All rejecting any simplistic hypothesis that saw them as something other than a contemporary rock formation, aligning themselves both with the American hardcore’s thriving movement and with the artistic scene of the downtown New Yorker, thanks to their roots firmly planted in the No Wave, the guitar ensembles of Glenn Branca and Rhys Chatham and the Gordon’s experience as an Artforum’s collaborator. Thanks also to the presence of Wharton Tiers, the real deus ex machina behind this record and hundreds of others from that period.
At the beginning it was supposed to be their homage to the Beatles. The complete remake of the Beatles’ White Album, released in 1968, a record very different from the previous psychedelia, a double LP imbued with raw, subtle, sad and eccentric creativity at the same time.

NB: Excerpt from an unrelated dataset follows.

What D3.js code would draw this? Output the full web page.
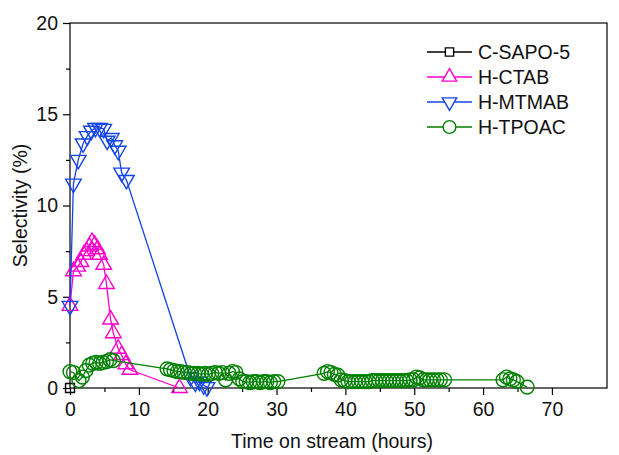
<!DOCTYPE html>
<html>
<head>
<meta charset="utf-8">
<script src="https://cdn.jsdelivr.net/npm/d3@7"></script>
<style>
  body { margin: 0; background: #fff; }
  text { font-family: "Liberation Sans", Arial, sans-serif; }
</style>
</head>
<body>
<div id="chart"></div>
<script>
// Data: [time (h), selectivity (%)]
var sapoData = [[0, 0]];

var ctabData = [[0, 4.5], [0.5, 6.4], [1.1, 6.65], [1.6, 6.9], [2.0, 7.3], [2.4, 7.5],
    [2.8, 7.75], [3.2, 8.0], [3.6, 7.85], [4.0, 7.6], [4.3, 7.3], [4.9, 6.75],
    [5.3, 5.7], [5.9, 3.75], [6.3, 3.0], [7.0, 2.15], [7.5, 1.8], [8.1, 1.3],
    [8.7, 1.0], [15.9, 0.0]];

var mtmabData = [[0, 4.5], [0.5, 11.2], [1.2, 12.5], [1.9, 13.4], [2.5, 13.8],
    [3.1, 14.1], [3.7, 14.25], [4.3, 14.25], [4.9, 14.2], [5.4, 13.55], [6.0, 13.7],
    [6.5, 13.3], [7.0, 13.0], [7.5, 11.8], [8.2, 11.4], [17.5, 0.6], [18.2, 0.3],
    [18.8, 0.35], [19.4, 0.15], [19.9, 0.05]];

var tpoacData = [[0, 0.9], [0.5, 0.85], [1.3, 0.4], [1.8, 0.6], [2.3, 0.95], [2.8, 1.25],
    [3.3, 1.35], [3.8, 1.4], [4.3, 1.35], [4.8, 1.4], [5.3, 1.45], [5.8, 1.55], [6.3, 1.5],
    [14.1, 1.05], [14.6, 1.0], [15.1, 0.95], [15.6, 0.9], [16.1, 0.9], [16.6, 0.85],
    [17.1, 0.85], [17.6, 0.8], [18.1, 0.8], [18.6, 0.8], [19.1, 0.75], [19.6, 0.8],
    [20.1, 0.75], [20.6, 0.8], [21.1, 0.85], [21.6, 0.8], [22.1, 0.85], [22.6, 0.45],
    [23.1, 0.8], [23.6, 0.9], [24.1, 0.85], [24.6, 0.5], [25.1, 0.35], [25.6, 0.35],
    [26.1, 0.3], [26.6, 0.35], [27.1, 0.35], [27.6, 0.3], [28.1, 0.35], [28.6, 0.35],
    [29.1, 0.3], [29.6, 0.35], [30.2, 0.35],
    [36.9, 0.8], [37.4, 0.9], [37.9, 0.85], [38.4, 0.75], [38.9, 0.7], [39.4, 0.45],
    [39.9, 0.4], [40.4, 0.35], [40.9, 0.35], [41.4, 0.35], [41.9, 0.35], [42.4, 0.35],
    [42.9, 0.35], [43.4, 0.35], [43.9, 0.4], [44.4, 0.4], [44.9, 0.4], [45.4, 0.4],
    [45.9, 0.4], [46.4, 0.4], [46.9, 0.4], [47.4, 0.4], [47.9, 0.4], [48.4, 0.4],
    [48.9, 0.4], [49.4, 0.45], [49.9, 0.45], [50.3, 0.6], [50.8, 0.55], [51.3, 0.45],
    [51.8, 0.45], [52.3, 0.45], [52.8, 0.45], [53.3, 0.45], [53.8, 0.45], [54.4, 0.45],
    [62.9, 0.45], [63.4, 0.6], [63.9, 0.5], [64.4, 0.45], [64.9, 0.35], [66.4, 0.05]];

var seriesNames = ["C-SAPO-5", "H-CTAB", "H-MTMAB", "H-TPOAC"];
var xTicks = [0, 10, 20, 30, 40, 50, 60, 70];
var yTicks = [0, 5, 10, 15, 20];

var svgWidth = 619;
var svgHeight = 455;
var margin = { top: 23, right: 12, bottom: 67, left: 70 };
var width = svgWidth - margin.left - margin.right;
var height = svgHeight - margin.top - margin.bottom;
var fontSize = "19.5px";

var svg = d3.select("#chart")
    .append("svg")
    .attr("width", svgWidth)
    .attr("height", svgHeight);

var chartGroup = svg.append("g")
    .attr("transform", `translate(${margin.left},${margin.top})`);

var xScale = d3.scaleLinear().domain([0, 78]).range([0, width]);
var yScale = d3.scaleLinear().domain([0, 20]).range([height, 0]);

// frame
chartGroup.append("rect")
    .attr("width", width)
    .attr("height", height)
    .attr("fill", "none")
    .attr("stroke", "#000")
    .attr("stroke-width", 1.2);

// minor ticks
var xMinor = d3.axisBottom(xScale).tickValues([5, 15, 25, 35, 45, 55, 65]).tickSize(4).tickFormat("");
var yMinor = d3.axisLeft(yScale).tickValues([2.5, 7.5, 12.5, 17.5]).tickSize(4).tickFormat("");

var bottomAxis = d3.axisBottom(xScale).tickValues(xTicks).tickSize(7).tickPadding(7);
var leftAxis = d3.axisLeft(yScale).tickValues(yTicks).tickSize(7).tickPadding(5);

[[xMinor, true], [bottomAxis, true], [yMinor, false], [leftAxis, false]].forEach(function(a) {
    var g = chartGroup.append("g").call(a[0]);
    if (a[1]) g.attr("transform", `translate(0, ${height})`);
    g.select(".domain").remove();
    g.selectAll("line").attr("stroke", "#000").attr("stroke-width", 1.2);
    g.selectAll("text")
        .attr("fill", "#111")
        .style("font-size", fontSize)
        .style("font-family", "'Liberation Sans', Arial, sans-serif");
});

// series
var series = [
    { name: seriesNames[0], data: sapoData, color: "#000000", symbol: d3.symbolSquare, size: 80, rot: 0 },
    { name: seriesNames[1], data: ctabData, color: "#ff00cc", symbol: d3.symbolTriangle, size: 105, rot: 0 },
    { name: seriesNames[2], data: mtmabData, color: "#1244e8", symbol: d3.symbolTriangle, size: 105, rot: 180 },
    { name: seriesNames[3], data: tpoacData, color: "#008000", symbol: d3.symbolCircle, size: 150, rot: 0 }
];

var line = d3.line()
    .x(d => xScale(d[0]))
    .y(d => yScale(d[1]));

series.forEach(function(s) {
    chartGroup.append("path")
        .datum(s.data)
        .attr("d", line)
        .attr("fill", "none")
        .attr("stroke", s.color)
        .attr("stroke-width", 1.3);

    chartGroup.selectAll(null)
        .data(s.data)
        .enter()
        .append("path")
        .attr("d", d3.symbol().type(s.symbol).size(s.size))
        .attr("transform", d => `translate(${xScale(d[0])},${yScale(d[1])}) rotate(${s.rot})`)
        .attr("fill", "none")
        .attr("stroke", s.color)
        .attr("stroke-width", 1.4);
});

// legend
var legend = svg.append("g").attr("transform", "translate(427, 52)");
series.forEach(function(s, i) {
    var row = legend.append("g").attr("transform", `translate(0, ${i * 25})`);
    row.append("line")
        .attr("x1", 0).attr("x2", 45)
        .attr("stroke", s.color)
        .attr("stroke-width", 1.3);
    row.append("path")
        .attr("d", d3.symbol().type(s.symbol).size(s.size * 0.85))
        .attr("transform", `translate(22.5,0) rotate(${s.rot})`)
        .attr("fill", "#fff")
        .attr("stroke", s.color)
        .attr("stroke-width", 1.4);
    row.append("text")
        .attr("x", 51)
        .attr("y", 7)
        .style("font-size", fontSize)
        .attr("fill", "#111")
        .text(s.name);
});

// axis labels
svg.append("text")
    .attr("transform", `translate(27, ${margin.top + height / 2}) rotate(-90)`)
    .style("text-anchor", "middle")
    .style("font-size", fontSize)
    .attr("fill", "#111")
    .text("Selectivity (%)");

svg.append("text")
    .attr("x", 332)
    .attr("y", 448)
    .style("text-anchor", "middle")
    .style("font-size", fontSize)
    .attr("fill", "#111")
    .text("Time on stream (hours)");
</script>
</body>
</html>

A very interesting material for Sonic Youth. In January 1988 the sonic four entered Wharton Tiers’s studio creating an intricate tangle of noise, primitive plays with the beatbox, glimpses of spoken words, naive raps, and karaoke covers such as “Addicted to Love” performed by Kim Gordon.

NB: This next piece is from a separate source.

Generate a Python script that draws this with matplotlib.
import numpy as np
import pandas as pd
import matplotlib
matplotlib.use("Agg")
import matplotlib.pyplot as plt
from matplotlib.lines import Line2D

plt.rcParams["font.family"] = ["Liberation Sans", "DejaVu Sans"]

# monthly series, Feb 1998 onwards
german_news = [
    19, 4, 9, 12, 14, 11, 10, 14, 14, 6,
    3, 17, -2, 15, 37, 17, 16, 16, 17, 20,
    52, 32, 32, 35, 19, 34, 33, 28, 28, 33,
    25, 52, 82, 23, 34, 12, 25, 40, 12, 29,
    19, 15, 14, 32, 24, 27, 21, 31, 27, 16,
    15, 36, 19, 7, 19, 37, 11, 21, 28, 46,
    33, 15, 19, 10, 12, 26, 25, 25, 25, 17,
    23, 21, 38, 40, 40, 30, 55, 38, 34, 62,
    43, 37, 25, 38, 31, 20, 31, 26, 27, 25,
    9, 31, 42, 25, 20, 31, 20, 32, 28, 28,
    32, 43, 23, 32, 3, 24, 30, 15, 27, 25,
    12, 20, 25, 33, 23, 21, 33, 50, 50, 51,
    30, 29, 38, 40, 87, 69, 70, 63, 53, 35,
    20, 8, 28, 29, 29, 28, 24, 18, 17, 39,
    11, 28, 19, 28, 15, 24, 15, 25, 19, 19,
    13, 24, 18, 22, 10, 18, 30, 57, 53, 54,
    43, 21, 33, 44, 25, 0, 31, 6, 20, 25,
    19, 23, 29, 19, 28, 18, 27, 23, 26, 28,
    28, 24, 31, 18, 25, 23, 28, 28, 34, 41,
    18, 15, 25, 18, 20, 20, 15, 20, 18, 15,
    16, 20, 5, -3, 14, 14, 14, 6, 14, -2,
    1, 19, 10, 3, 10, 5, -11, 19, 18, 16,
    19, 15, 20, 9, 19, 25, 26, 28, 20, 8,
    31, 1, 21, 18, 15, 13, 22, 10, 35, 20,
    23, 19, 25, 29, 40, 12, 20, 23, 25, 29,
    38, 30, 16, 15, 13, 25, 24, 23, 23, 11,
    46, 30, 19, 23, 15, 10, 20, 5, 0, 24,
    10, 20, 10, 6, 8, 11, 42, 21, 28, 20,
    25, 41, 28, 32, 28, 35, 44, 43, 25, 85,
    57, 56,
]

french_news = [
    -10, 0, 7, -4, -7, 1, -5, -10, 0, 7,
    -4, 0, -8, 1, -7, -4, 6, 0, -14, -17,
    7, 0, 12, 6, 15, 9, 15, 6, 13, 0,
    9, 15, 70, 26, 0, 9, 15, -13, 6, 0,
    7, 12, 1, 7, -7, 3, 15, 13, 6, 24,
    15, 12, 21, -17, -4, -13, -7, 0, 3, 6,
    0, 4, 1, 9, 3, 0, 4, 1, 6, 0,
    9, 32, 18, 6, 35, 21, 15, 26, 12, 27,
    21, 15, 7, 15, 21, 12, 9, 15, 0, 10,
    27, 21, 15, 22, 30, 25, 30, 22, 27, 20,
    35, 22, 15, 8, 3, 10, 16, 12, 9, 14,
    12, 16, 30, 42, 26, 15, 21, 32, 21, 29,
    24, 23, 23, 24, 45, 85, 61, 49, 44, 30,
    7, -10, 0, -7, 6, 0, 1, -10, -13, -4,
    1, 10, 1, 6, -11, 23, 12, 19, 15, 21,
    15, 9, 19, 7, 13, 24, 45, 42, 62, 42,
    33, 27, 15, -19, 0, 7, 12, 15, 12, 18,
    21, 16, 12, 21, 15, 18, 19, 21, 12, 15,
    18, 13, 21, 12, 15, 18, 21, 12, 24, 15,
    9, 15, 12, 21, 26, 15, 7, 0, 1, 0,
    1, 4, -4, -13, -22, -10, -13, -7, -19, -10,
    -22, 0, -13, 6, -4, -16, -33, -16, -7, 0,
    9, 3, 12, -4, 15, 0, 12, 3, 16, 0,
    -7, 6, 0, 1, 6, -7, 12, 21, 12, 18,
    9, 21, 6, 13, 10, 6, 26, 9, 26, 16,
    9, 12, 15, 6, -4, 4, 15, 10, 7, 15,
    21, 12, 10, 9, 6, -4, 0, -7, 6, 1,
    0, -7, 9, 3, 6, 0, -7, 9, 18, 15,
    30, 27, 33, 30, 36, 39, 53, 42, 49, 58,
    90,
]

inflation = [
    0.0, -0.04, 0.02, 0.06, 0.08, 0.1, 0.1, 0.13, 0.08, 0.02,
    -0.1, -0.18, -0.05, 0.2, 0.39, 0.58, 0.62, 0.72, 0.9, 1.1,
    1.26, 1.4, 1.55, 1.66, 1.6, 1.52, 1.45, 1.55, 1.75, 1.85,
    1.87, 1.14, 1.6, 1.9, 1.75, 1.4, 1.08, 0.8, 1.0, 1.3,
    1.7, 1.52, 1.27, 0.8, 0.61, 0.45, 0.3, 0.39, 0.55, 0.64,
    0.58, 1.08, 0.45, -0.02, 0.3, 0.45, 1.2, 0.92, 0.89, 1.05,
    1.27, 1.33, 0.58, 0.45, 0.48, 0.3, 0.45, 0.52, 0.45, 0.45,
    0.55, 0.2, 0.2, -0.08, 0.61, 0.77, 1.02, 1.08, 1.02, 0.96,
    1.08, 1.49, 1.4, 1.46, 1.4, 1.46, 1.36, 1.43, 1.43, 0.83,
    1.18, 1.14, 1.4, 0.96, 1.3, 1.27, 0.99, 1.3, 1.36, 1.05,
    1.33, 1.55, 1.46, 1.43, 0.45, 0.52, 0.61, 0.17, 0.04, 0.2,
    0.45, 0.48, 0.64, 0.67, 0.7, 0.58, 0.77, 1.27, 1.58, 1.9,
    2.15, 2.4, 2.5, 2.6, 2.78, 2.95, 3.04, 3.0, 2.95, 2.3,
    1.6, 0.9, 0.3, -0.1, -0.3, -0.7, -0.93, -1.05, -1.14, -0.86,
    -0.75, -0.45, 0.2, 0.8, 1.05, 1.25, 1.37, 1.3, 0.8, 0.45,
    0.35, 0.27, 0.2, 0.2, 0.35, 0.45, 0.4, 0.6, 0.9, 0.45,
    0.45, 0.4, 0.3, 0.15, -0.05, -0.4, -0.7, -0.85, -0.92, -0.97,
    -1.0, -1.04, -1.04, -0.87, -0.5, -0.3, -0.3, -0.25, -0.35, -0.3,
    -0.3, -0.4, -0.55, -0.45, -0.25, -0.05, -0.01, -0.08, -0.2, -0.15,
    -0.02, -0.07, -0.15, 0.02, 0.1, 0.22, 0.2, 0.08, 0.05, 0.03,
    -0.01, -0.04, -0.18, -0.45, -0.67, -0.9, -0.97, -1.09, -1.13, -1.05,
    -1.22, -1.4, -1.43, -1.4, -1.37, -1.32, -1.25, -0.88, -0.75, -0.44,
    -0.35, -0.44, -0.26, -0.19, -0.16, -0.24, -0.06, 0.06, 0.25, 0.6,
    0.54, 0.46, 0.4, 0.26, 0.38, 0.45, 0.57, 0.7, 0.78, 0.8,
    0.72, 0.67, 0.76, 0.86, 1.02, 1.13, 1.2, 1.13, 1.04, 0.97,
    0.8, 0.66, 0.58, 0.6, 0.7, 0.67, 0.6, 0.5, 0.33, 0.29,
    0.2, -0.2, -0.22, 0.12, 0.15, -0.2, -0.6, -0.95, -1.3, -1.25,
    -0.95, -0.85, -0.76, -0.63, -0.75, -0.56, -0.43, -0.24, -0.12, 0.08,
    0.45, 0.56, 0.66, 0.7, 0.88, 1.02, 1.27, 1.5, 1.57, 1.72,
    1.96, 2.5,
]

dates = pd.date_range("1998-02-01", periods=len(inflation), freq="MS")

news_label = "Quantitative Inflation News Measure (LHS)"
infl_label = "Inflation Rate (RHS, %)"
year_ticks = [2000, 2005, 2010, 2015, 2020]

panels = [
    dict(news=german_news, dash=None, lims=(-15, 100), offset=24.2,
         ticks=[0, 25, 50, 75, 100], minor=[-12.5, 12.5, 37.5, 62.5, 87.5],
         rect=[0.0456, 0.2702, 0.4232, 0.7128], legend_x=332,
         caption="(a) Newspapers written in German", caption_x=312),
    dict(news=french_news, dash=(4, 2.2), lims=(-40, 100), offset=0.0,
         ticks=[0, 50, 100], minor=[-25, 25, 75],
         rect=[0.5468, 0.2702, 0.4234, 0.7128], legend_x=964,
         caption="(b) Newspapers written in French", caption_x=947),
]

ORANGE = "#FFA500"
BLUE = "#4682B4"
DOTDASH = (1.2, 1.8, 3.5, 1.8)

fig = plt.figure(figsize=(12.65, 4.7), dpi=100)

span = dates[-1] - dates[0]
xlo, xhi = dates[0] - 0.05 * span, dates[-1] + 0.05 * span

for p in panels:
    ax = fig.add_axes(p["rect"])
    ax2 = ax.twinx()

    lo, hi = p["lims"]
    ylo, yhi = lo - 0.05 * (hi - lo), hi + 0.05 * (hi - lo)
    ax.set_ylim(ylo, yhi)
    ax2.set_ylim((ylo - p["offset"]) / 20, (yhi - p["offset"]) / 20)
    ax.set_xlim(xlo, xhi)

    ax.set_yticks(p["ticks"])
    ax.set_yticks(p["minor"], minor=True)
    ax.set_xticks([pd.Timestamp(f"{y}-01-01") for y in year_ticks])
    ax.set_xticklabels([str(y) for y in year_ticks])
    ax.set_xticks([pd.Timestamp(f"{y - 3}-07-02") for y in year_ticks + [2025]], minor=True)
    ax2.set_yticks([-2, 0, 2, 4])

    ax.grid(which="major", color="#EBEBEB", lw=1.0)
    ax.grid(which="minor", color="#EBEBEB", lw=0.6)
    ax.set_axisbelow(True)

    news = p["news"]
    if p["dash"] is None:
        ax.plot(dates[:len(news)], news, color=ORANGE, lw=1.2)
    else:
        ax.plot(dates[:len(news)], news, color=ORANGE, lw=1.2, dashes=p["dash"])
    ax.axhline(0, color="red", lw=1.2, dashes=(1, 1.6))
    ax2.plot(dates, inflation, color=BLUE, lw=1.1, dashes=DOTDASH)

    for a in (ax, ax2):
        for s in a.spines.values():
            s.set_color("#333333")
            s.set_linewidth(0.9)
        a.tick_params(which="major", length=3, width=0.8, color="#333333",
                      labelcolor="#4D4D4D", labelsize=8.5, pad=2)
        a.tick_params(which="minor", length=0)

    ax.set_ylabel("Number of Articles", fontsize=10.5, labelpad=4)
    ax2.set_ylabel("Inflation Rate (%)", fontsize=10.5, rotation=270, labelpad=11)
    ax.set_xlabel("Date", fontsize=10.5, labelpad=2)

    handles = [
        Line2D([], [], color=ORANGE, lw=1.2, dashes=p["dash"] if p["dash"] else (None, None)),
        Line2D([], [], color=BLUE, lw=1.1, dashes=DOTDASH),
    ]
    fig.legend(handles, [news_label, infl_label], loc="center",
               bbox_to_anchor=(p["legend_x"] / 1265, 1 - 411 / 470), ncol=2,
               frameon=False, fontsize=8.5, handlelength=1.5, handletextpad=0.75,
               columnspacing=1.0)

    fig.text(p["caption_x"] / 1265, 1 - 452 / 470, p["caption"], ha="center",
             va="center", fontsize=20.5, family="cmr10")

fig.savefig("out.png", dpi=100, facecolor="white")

An irresistibly intelligent proposal that nevertheless threw a bit of turmoil among fans fond of their more “classic” structures.
Listening to it today, one almost wonders if there was Brian Eno’s hand behind it. The Whitey Album sounds almost like a product of its Oblique Strategies and maintains its sense of humor. The misappropriation of Madonna’s “Into the Groove” approached the Dadaist desecrations carried out by groups like Negativland and referred to the deconstructions of “My Life In a Bush of Ghost” by the award-winning company Eno-Byrne. Moore sang on Madonna’s original record, filtered through an overloaded microphone while a very dirty fuzz guitar increases the dose on the changes. It is difficult to understand if this quotationist embrace is ironic pastiche or affectionate tribute. The Whitey Album anticipates by at least two decades the exaltation of pop/trash culture in all its manifestations, consecrating as a Andy Warhol game a fantastic, vulgar karaoke job, like a mustache drawn in a ballpoint pen on a cheap poster.
How brilliant is the imprint of a gigantic sneaker on the inside of the album case. “The Whitey Album” exudes experimental love for hip-hop, with a skeletal drum machine used on purpose with simple patterns of deaf beats, on which guitarists stratify waves of interference. “The Whitey Album” is a work so conceptually unbalanced as to put, from an exquisitely creative point of view, Daydream Nation in the background. It is like listening to the 80s being dismembered and centrifuged together with a semiotically phenomenal speed. Listening to it after more than thirty years helps us to understand how far the intuitions of that group were, whose insatiable enthusiasm for the contemporary manifestations of the sounds of our complex society led to enjoy a symbiotic relationship with the music to the borders.